Tomorrow's elections here in Britain are only for choosing our local governments and people tend to choose councils that serve their own interests rather than the nation as a whole. The national government's record however, goes a long way toward persuading voters about competence and intent. The now obvious hypocrisy of New Labour, combined with the betrayal of its roots and the scandals affecting half the cabinet would suggest democratic process is about to hit them hard. The "listening" promises of the last National Election are now buried in a sea of greed, corruption and sheer mis-management.
So back to the songs. Last night's election broadcast by the government was yet another excercise in psy-ops masquerading as a music video. Apart from a few Blair photo-calls, the images were a montage of contemporary landmarks and favourable social scenarios from around the country. By and large, none of them had anything to do with the government itself or it's failed projects. The music was another shallow pop song with a whimisical optimistic refrain I've already managed to forget overnight. In terms of association, the song wasn't even familiar (to me at any rate) and sounded far too youthful to have any serious voters above a certain age. It was, to put it frankly, cringe-making to watch.

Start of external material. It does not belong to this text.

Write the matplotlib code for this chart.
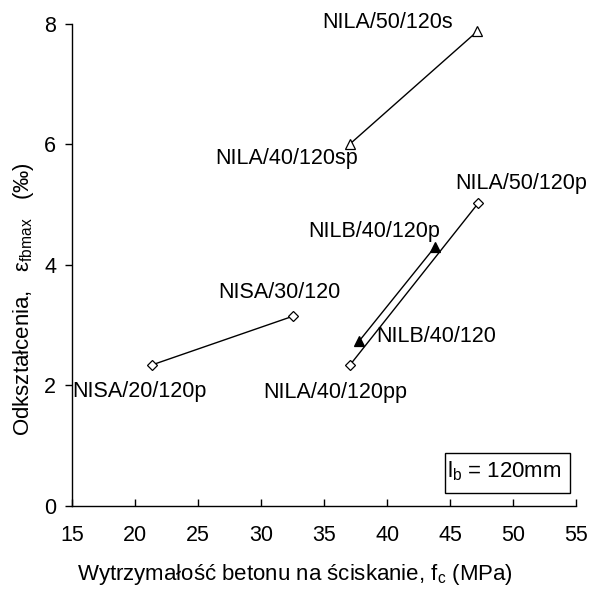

It has never been more evident that this administrationhas completely lost the plot. Were this a general election, that broadcast alone would probably ensure their loss of power. Sadly, all they will lose tomorrow will be the swing towards alternatives in local governance and that is something of lesser consequence in an era when control of the nation's communities is largely dictated by central government itself. It will be some time yet before the voice of the people comes home to roost in Whitehall itself. Expect cosmetic changes at the end of the week as Blair changes the wardrobe he calls a cabinet. Expect little else.